Литмир - Электронная Библиотека
Содержание  
A
A

 Вдруг одна машина свернула на обочину и остановилась. Из кабины вышел немец в плаще и каске, с пистолетом в кобуре левее пряжки поясного ремня и направился к нам (рядом со мной был хромой Гришка).

— Где спрятались русские солдаты? — спросил он довольно сносно по-русски.

— Мы не видели никаких солдат, — ответил Гришка. Немец направился к машине.

 Когда немецкая колонна удалилась, я вышел на пустынную грязную набережную и пошел по направлению к заставе. По пути увидел два трупа убитых красноармейцев и несколько наших винтовок без затворов и без штыков, с погнутыми чуть ли не под прямым углом стволами. Цевья прикладов и ствольные накладки в месте изгиба стволов были сломаны и расщеплены. В овраге возле заставы увидел пятерых мёртвых красноармейцев.

 Значит, были местные уличные бои. Стало ясно, откуда вчера доносилась близкая стрельба.

 Утро 16 октября выдалось ясным, но морозным. Было понятно, что город заняли немцы, но на улицах их не было видно, однако когда потеплело, они появились, разгуливая в одних своих кителёчках, без шинелей. Потешными были у них сапоги — с голенищами вороночкой. Видел немца, у коего из-за голенища сапога торчала... нет, не солдатская ложка, а рукоятка парабеллума. Большинство немцев ездили на велосипедах с непривычными для нас красными шинами. Велосипеды, словно вьючные верблюды, были плотно увешаны сумками с кармашками, клапанами, ремешками и застёжками, а порою и просто воинскими ранцами. Маленькие немецкие бипланчики, фронтовые пикировщики «Хеншель-123», летали на задания сквозь дым от горящей швейной фабрики.
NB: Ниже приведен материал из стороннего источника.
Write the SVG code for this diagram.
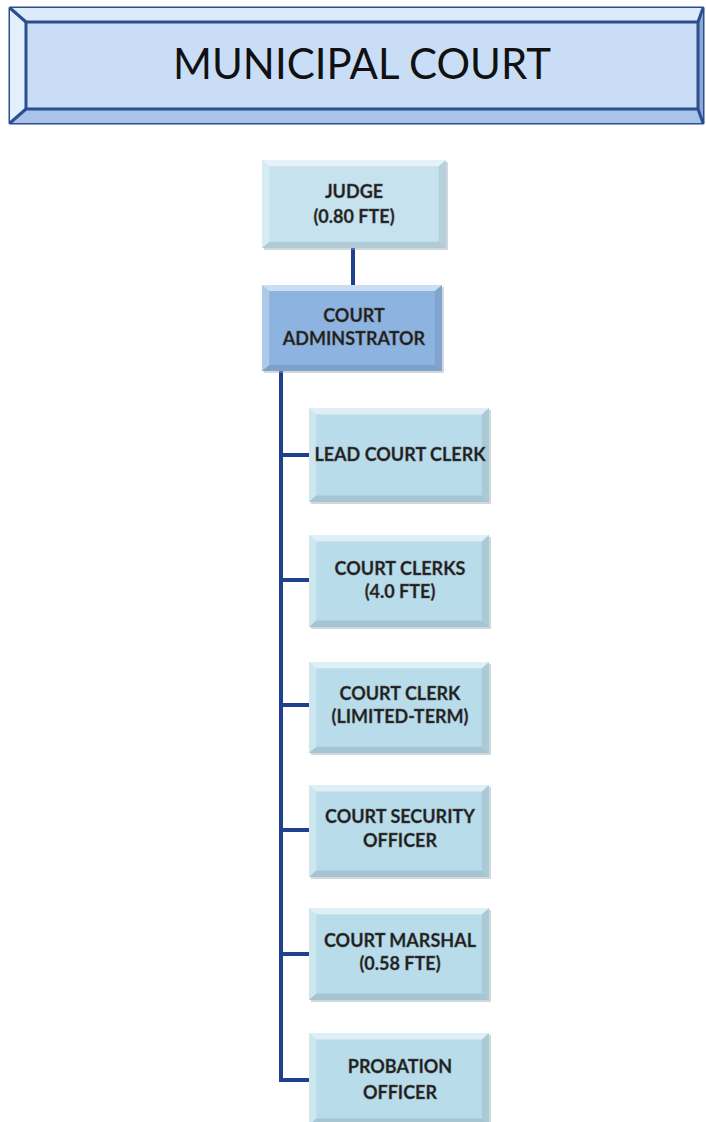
<svg xmlns="http://www.w3.org/2000/svg" width="706" height="1122" viewBox="0 0 706 1122">
  <defs>
    <style>
      .bg { fill: #ffffff; }
      .title-edge { stroke: #2c4d8e; stroke-width: 3; stroke-linejoin: round; }
      .title-text { font-family: Lato, "Open Sans", "DejaVu Sans", sans-serif; font-size: 42px; fill: #111111; }
      .lbl { font-family: Lato, "Open Sans", "DejaVu Sans", sans-serif; font-weight: bold; font-size: 18px; fill: #1e1e1e; stroke: #555555; stroke-width: 0.35; text-anchor: middle; }
      .box-light { fill: #c6e2ef; }
      .box-admin { fill: #8db4e0; }
      .box-child { fill: #b8dcea; }
      .shadow { fill: #9aa6ae; opacity: 0.45; }
      .link { fill: none; stroke: #1f3f8f; stroke-width: 4; stroke-linecap: butt; stroke-linejoin: miter; }
    </style>
    <!-- bevel highlight / shade overlay, stretched to each box -->
    <symbol id="bevel" viewBox="0 0 100 100" preserveAspectRatio="none">
      <polygon points="0,0 100,0 96,7 4,7" fill="#ffffff" opacity="0.55"/>
      <polygon points="0,0 4,7 4,93 0,100" fill="#ffffff" opacity="0.3"/>
      <polygon points="0,100 4,93 96,93 100,100" fill="#000000" opacity="0.1"/>
      <polygon points="100,0 100,100 96,93 96,7" fill="#000000" opacity="0.08"/>
    </symbol>
  </defs>

  <rect class="bg" x="0" y="0" width="706" height="1122"/>

  <!-- title banner -->
  <g id="title">
    <rect x="10" y="8" width="693" height="115" fill="#c9def6" class="title-edge"/>
    <polygon points="10,8 703,8 698,22 26,22" fill="#dcebfb"/>
    <polygon points="10,8 26,22 26,109 10,123" fill="#e2effd"/>
    <polygon points="10,123 26,109 698,109 703,123" fill="#a9c3ea"/>
    <polygon points="703,8 703,123 698,109 698,22" fill="#8ea8d4"/>
    <polyline points="10,8 26,22" class="title-edge" fill="none"/>
    <polyline points="10,123 26,109" class="title-edge" fill="none"/>
    <polyline points="703,8 698,22" class="title-edge" fill="none"/>
    <polyline points="703,123 698,109" class="title-edge" fill="none"/>
    <rect x="26" y="22" width="672" height="87" fill="#c9def6" class="title-edge"/>
    <text class="title-text" x="362" y="79" text-anchor="middle" textLength="378" lengthAdjust="spacingAndGlyphs">MUNICIPAL COURT</text>
  </g>

  <!-- connectors -->
  <g id="connectors">
    <line class="link" x1="353" y1="248" x2="353" y2="285"/>
    <path class="link" d="M281,370 V1080 H309"/>
    <line class="link" x1="281" y1="455" x2="309" y2="455"/>
    <line class="link" x1="281" y1="580" x2="309" y2="580"/>
    <line class="link" x1="281" y1="705" x2="309" y2="705"/>
    <line class="link" x1="281" y1="830" x2="309" y2="830"/>
    <line class="link" x1="281" y1="954" x2="309" y2="954"/>
  </g>

  <!-- judge -->
  <g id="judge">
    <rect class="shadow" x="264" y="162" width="184" height="88"/>
    <rect class="box-light" x="262" y="160" width="184" height="88"/>
    <use href="#bevel" x="262" y="160" width="184" height="88"/>
    <text class="lbl" x="354" y="198">JUDGE</text>
    <text class="lbl" x="354" y="223">(0.80 FTE)</text>
  </g>

  <!-- court administrator -->
  <g id="administrator">
    <rect class="shadow" x="264" y="287" width="180" height="86"/>
    <rect class="box-admin" x="262" y="285" width="180" height="86"/>
    <use href="#bevel" x="262" y="285" width="180" height="86"/>
    <text class="lbl" x="354" y="322">COURT</text>
    <text class="lbl" x="354" y="345">ADMINSTRATOR</text>
  </g>

  <!-- staff -->
  <g id="lead-clerk">
    <rect class="shadow" x="311" y="410" width="180" height="94"/>
    <rect class="box-child" x="309" y="408" width="180" height="94"/>
    <use href="#bevel" x="309" y="408" width="180" height="94"/>
    <text class="lbl" x="400" y="461">LEAD COURT CLERK</text>
  </g>

  <g id="court-clerks">
    <rect class="shadow" x="311" y="537" width="180" height="92"/>
    <rect class="box-child" x="309" y="535" width="180" height="92"/>
    <use href="#bevel" x="309" y="535" width="180" height="92"/>
    <text class="lbl" x="400" y="575">COURT CLERKS</text>
    <text class="lbl" x="400" y="598">(4.0 FTE)</text>
  </g>

  <g id="limited-term-clerk">
    <rect class="shadow" x="311" y="664" width="180" height="91"/>
    <rect class="box-child" x="309" y="662" width="180" height="91"/>
    <use href="#bevel" x="309" y="662" width="180" height="91"/>
    <text class="lbl" x="400" y="700">COURT CLERK</text>
    <text class="lbl" x="400" y="723">(LIMITED-TERM)</text>
  </g>

  <g id="security-officer">
    <rect class="shadow" x="311" y="787" width="180" height="92"/>
    <rect class="box-child" x="309" y="785" width="180" height="92"/>
    <use href="#bevel" x="309" y="785" width="180" height="92"/>
    <text class="lbl" x="400" y="823">COURT SECURITY</text>
    <text class="lbl" x="400" y="847">OFFICER</text>
  </g>

  <g id="marshal">
    <rect class="shadow" x="311" y="910" width="180" height="92"/>
    <rect class="box-child" x="309" y="908" width="180" height="92"/>
    <use href="#bevel" x="309" y="908" width="180" height="92"/>
    <text class="lbl" x="400" y="947">COURT MARSHAL</text>
    <text class="lbl" x="400" y="970">(0.58 FTE)</text>
  </g>

  <g id="probation-officer">
    <rect class="shadow" x="311" y="1035" width="180" height="92"/>
    <rect class="box-child" x="309" y="1033" width="180" height="92"/>
    <use href="#bevel" x="309" y="1033" width="180" height="92"/>
    <text class="lbl" x="400" y="1073">PROBATION</text>
    <text class="lbl" x="400" y="1099">OFFICER</text>
  </g>
</svg>
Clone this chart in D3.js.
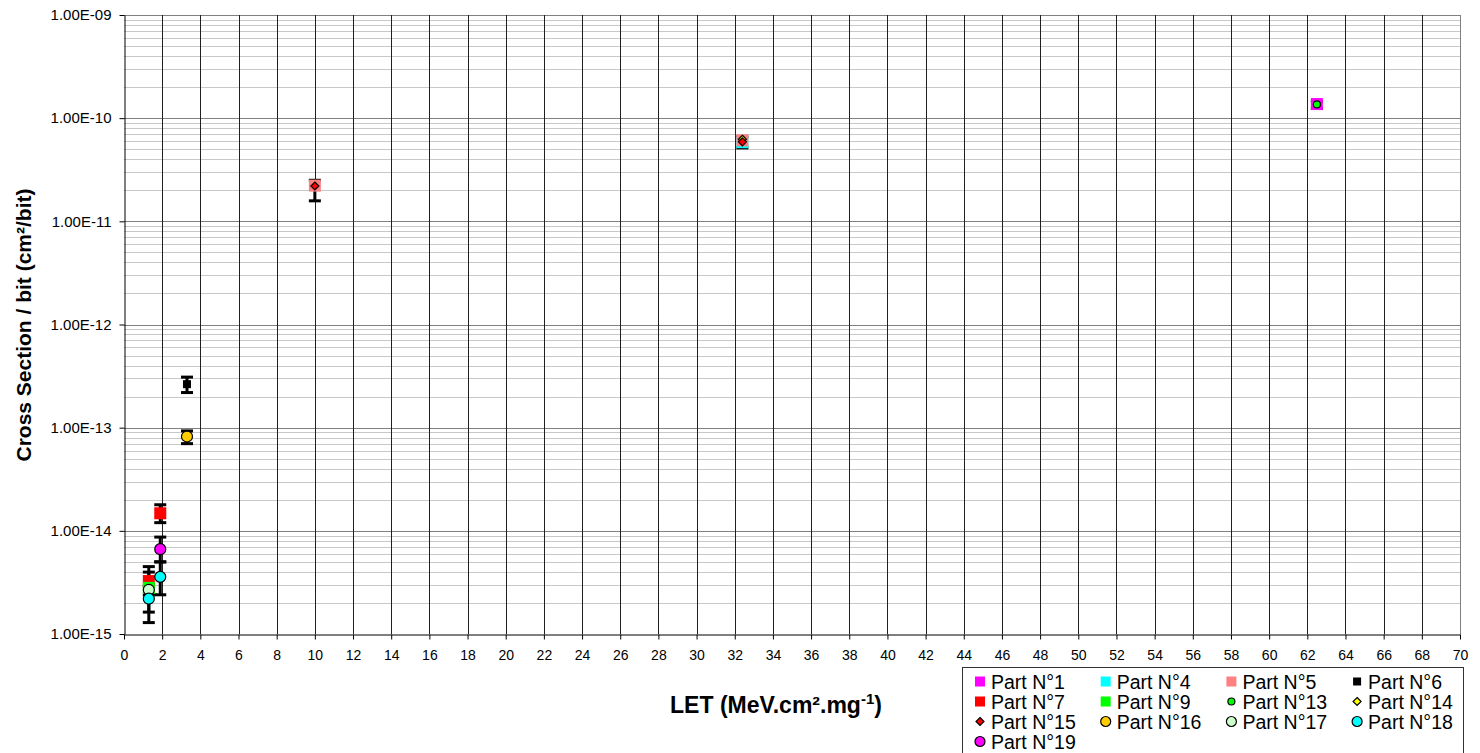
<!DOCTYPE html>
<html>
<head>
<meta charset="utf-8">
<script src="https://cdn.jsdelivr.net/npm/d3@7"></script>
<style>
body{margin:0;background:#fff;}
text{font-family:"Liberation Sans",Arial,sans-serif;}
</style>
</head>
<body>
<svg id="chart" width="1480" height="753"></svg>
<script>
// each point : [LET, cross section, error low, error high]
const part1  = [[62.5, 1.37e-10, 1.24e-10, 1.45e-10]];
const part4  = [[32.4, 5.85e-11, null, null]];
const part5  = [[10, 2.22e-11, 1.58e-11, 2.5e-11], [32.4, 6.1e-11, 5.15e-11, 6.6e-11]];
const part6  = [[3.3, 2.64e-13, 2.19e-13, 3.09e-13]];
const part7  = [[1.3, 3.26e-15, 2.4e-15, 4.5e-15], [1.9, 1.48e-14, 1.2e-14, 1.79e-14]];
const part9  = [[1.3, 2.8e-15, null, null]];
const part13 = [[62.5, 1.36e-10, null, null]];
const part14 = [[32.4, 6.25e-11, null, null]];
const part15 = [[10, 2.2e-11, null, null], [32.4, 5.9e-11, null, null]];
const part16 = [[3.3, 8.2e-14, 7.0e-14, 9.3e-14]];
const part17 = [[1.3, 2.68e-15, 1.63e-15, 3.98e-15]];
const part18 = [[1.3, 2.2e-15, 1.29e-15, 2.9e-15], [1.9, 3.58e-15, 2.4e-15, 5.0e-15]];
const part19 = [[1.9, 6.64e-15, 5.0e-15, 8.7e-15]];

const partNames = ["Part N°1","Part N°4","Part N°5","Part N°6","Part N°7","Part N°9","Part N°13",
                   "Part N°14","Part N°15","Part N°16","Part N°17","Part N°18","Part N°19"];
const partData = [part1, part4, part5, part6, part7, part9, part13, part14, part15, part16, part17, part18, part19];

const xTicks = d3.range(0, 71, 2);
const yTicks = [1e-15, 1e-14, 1e-13, 1e-12, 1e-11, 1e-10, 1e-9];

// marker looks, same order as partNames
const looks = [
  {shape:"square", fill:"#ff00ff", size:12},
  {shape:"square", fill:"#00ffff", size:12},
  {shape:"square", fill:"#ff8080", size:12},
  {shape:"square", fill:"#000000", size:8},
  {shape:"square", fill:"#ff0000", size:12},
  {shape:"square", fill:"#00ff00", size:12},
  {shape:"circle", fill:"#00ff00", size:7, stroke:true},
  {shape:"diamond", fill:"#ffff00", size:8, stroke:true},
  {shape:"diamond", fill:"#ff0000", size:8, stroke:true},
  {shape:"circle", fill:"#ffcc00", size:11, stroke:true},
  {shape:"circle", fill:"#ccffcc", size:11, stroke:true},
  {shape:"circle", fill:"#00ffff", size:11, stroke:true},
  {shape:"circle", fill:"#ff00ff", size:11, stroke:true}
];

const svg = d3.select("#chart");
const x = d3.scaleLinear().domain([0, 70]).range([124, 1460]);
const y = d3.scaleLog().domain([1e-15, 1e-9]).range([634, 15]);

// minor horizontal grid
let minors = [];
for (let e = -15; e < -9; e++) for (let k = 2; k <= 9; k++) minors.push(k * Math.pow(10, e));
svg.append("g")
  .selectAll("line")
  .data(minors)
  .join("line")
  .attr("x1", x(0)).attr("x2", x(70))
  .attr("y1", d => Math.round(y(d)) + 0.5).attr("y2", d => Math.round(y(d)) + 0.5)
  .attr("stroke", "#c8c8c8");

// decade grid
svg.append("g")
  .selectAll("line")
  .data(yTicks.slice(1))
  .join("line")
  .attr("x1", x(0)).attr("x2", x(70))
  .attr("y1", d => Math.round(y(d)) + 0.5).attr("y2", d => Math.round(y(d)) + 0.5)
  .attr("stroke", "#808080");

// vertical grid
svg.append("g")
  .selectAll("line")
  .data(xTicks.slice(1))
  .join("line")
  .attr("x1", d => Math.round(x(d)) + 0.5).attr("x2", d => Math.round(x(d)) + 0.5)
  .attr("y1", y(1e-9)).attr("y2", y(1e-15))
  .attr("stroke", d => d == 70 ? "#808080" : "#202020");

// axes
const fmtE = d => {
  let [m, e] = d.toExponential(2).split("e");
  let n = Math.abs(+e);
  return m + "E" + (+e < 0 ? "-" : "+") + (n < 10 ? "0" + n : n);
};
svg.append("g")
  .attr("transform", `translate(0,${Math.round(y(1e-15)) + 0.5})`)
  .call(d3.axisBottom(x).tickValues(xTicks).tickSize(5).tickPadding(11).tickSizeOuter(0))
  .call(g => g.selectAll("text").style("font-size", "14px").attr("fill", "#000"))
  .call(g => g.selectAll("line,path").attr("stroke", "#000"));
svg.append("g")
  .attr("transform", `translate(${Math.round(x(0)) + 0.5},0)`)
  .call(d3.axisLeft(y).tickValues(yTicks).tickFormat(fmtE).tickSize(5).tickPadding(8).tickSizeOuter(0))
  .call(g => g.selectAll("text").style("font-size", "15px").attr("fill", "#000"))
  .call(g => g.selectAll("line,path").attr("stroke", "#000"));

// error bars
const points = [];
partData.forEach((pts, i) => pts.forEach(p => points.push({part: i, let: p[0], v: p[1], lo: p[2], hi: p[3]})));
const bars = svg.append("g").attr("stroke", "#000").attr("stroke-width", 3);
points.filter(d => d.lo != null).forEach(d => {
  let cx = x(d.let);
  bars.append("line").attr("x1", cx).attr("x2", cx).attr("y1", y(d.lo)).attr("y2", y(d.hi));
  [d.lo, d.hi].forEach(b => bars.append("line")
    .attr("x1", cx - 6).attr("x2", cx + 6).attr("y1", y(b)).attr("y2", y(b)));
});

function drawMarker(g, look, cx, cy) {
  let s = look.size;
  let m;
  if (look.shape == "square") {
    m = g.append("rect").attr("x", cx - s / 2).attr("y", cy - s / 2).attr("width", s).attr("height", s);
  } else if (look.shape == "circle") {
    m = g.append("circle").attr("cx", cx).attr("cy", cy).attr("r", s / 2);
  } else {
    m = g.append("path").attr("d", `M${cx},${cy - s / 2}L${cx + s / 2},${cy}L${cx},${cy + s / 2}L${cx - s / 2},${cy}Z`);
  }
  m.attr("fill", look.fill);
  if (look.stroke) m.attr("stroke", "#000").attr("stroke-width", 1.2);
}

const marks = svg.append("g");
points.forEach(d => drawMarker(marks, looks[d.part], x(d.let), y(d.v)));

// axis titles
svg.append("text")
  .attr("transform", "translate(31,325) rotate(-90)")
  .attr("text-anchor", "middle")
  .style("font-size", "21px").style("font-weight", "bold")
  .text("Cross Section / bit (cm²/bit)");

const xt = svg.append("text")
  .attr("x", 776).attr("y", 713)
  .attr("text-anchor", "middle")
  .style("font-size", "23px").style("font-weight", "bold");
xt.append("tspan").text("LET (MeV.cm².mg");
xt.append("tspan").attr("dy", -9).style("font-size", "15px").text("-1");
xt.append("tspan").attr("dy", 9).text(")");

// legend
const leg = svg.append("g");
leg.append("rect")
  .attr("x", 962.5).attr("y", 667.5).attr("width", 501).attr("height", 100)
  .attr("fill", "#fff").attr("stroke", "#333");
partNames.forEach((name, i) => {
  let col = i % 4, row = Math.floor(i / 4);
  let cx = 980 + col * 125.7, cy = 681.5 + row * 20;
  let look = Object.assign({}, looks[i]);
  if (look.size > 10) look.size = 10;
  drawMarker(leg, look, cx, cy);
  leg.append("text")
    .attr("x", cx + 11).attr("y", cy).attr("dy", "0.36em")
    .style("font-size", "19.5px")
    .text(name);
});
</script>
</body>
</html>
Сбросив свои бомбы где-то в районе деревни Киселево или даже ближе, на обратном пути к аэродрому они откровенно резвились и развлекались; набирали высоту и пикировали в мощный, огромный до самых небес, слегка наклонённый ветром столб черного дыма. Выйдя из пике, опять взмывали ввысь и лишь после двух-трёх заходов удалялись на аэродром, чтобы с новым боекомплектом повторить всё сначала.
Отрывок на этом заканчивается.